On Mon, Feb 18, 2013 at 5:57 PM, Jeremy Darling
<[email protected]> wrote:
> Depending on your constraints my pet project MongoMQ
> (https://github.com/jdarling/MongoMQ/) might do what your looking for.  Its
> a simple MQ built using MongoDB and tailed cursors.  Has proven to handle
> several 1000 messages a second without blowing up, and is in use at my work
> for quite some time now.
>
> You might give it a look.  It was basically inspired by Hook.io to some
> extent, but built to be as thin as possible and still be very flexible.  Any
> questions feel free to ask.
>
>  - Jeremy
>
>
> On Mon, Feb 18, 2013 at 7:18 PM, MikeB_2012 <[email protected]> wrote:
>>
>> Hi Alexey.  Good questions!  Answers:
>>
>> a)  short term: me (small number of processes).  Baby steps. Long term:
>> there needs to be an awareness in each process of at least a subset of the
>> others and something that cues rebirth.  Rebirth to an initial configuration
>> would be the duty of another process;
>> b)  which data?
>> c)  this is part of my learning.  In the physical world how is the data
>> represented?  When I fake the system it is the equivalent of all processes
>> broadcasting 'to all' or all information being posted to a common
>> 'blackboard'.  I thought maybe I could do the same, say using CloudDB (which
>> I'm familiar with) or an equivalent.  But it just seemed to me that this
>> would make the DB a bottleneck as it handles information pushed to it and
>> pulled from it.  But maybe that's okay?
>> d)  see a)
>> e)  # of processes is task dependent and self-regulating as the system
>> receives feedback on its performance.  Questions of load ... I'm still
>> learning so I've no idea.  I'm still very ignorant of real world of the
>> hardware considerations for distributed real-world processing.
>>
>> You're correct, I can fake it (and have been to a certain degree).  The
>> problem is that faking it leads to a predictable, brittle system.  Also, a
>> faked system has no asynchrony and has complete information.  However, as
>> you may have guessed, the functionality I'm seeking is to yield a dynamic,
>> slightly unpredictable, but potentially adaptive system.  So far, I've found
>> that faking the system is hard and part of the reason I've looked to a real
>> construct; probably I'll just be trading one set of challenges for a
>> different set, but I'll be learning something in the process so it's all
>> good :-)
>>
>>
>>>
>>> There are questions like
>>>
>>> - who will keep an eye on monitoring and restarting died agents.

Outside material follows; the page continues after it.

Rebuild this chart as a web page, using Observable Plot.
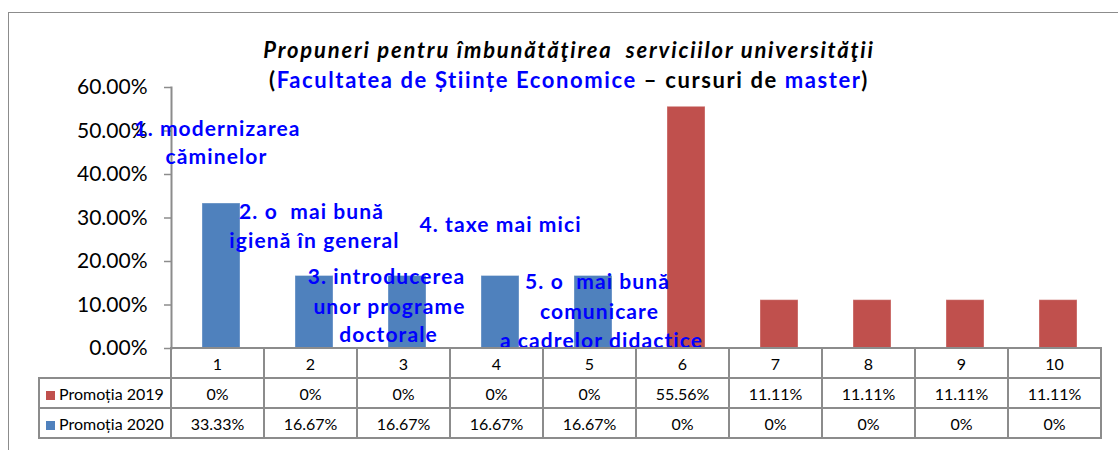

>>> - where to store data?
>>> - what to do if data sent to died agent? Should it be recovered and
>>> restarted?
>>> - how to restart and restore state of died agents?
>>> - how much agents start on one machine? how to measure, distribute and
>>> balance load? How to add new machine or fix broken?
>>> ...
>>>
>>> And all this becomes even more complex if there are requirements for
>>> transactions or atomicity of operations.
>>>
>>> I'd suggest to not to built such system and instead fake it with simpler
>>> approaches. I.e. message queues, databases, stateless workers.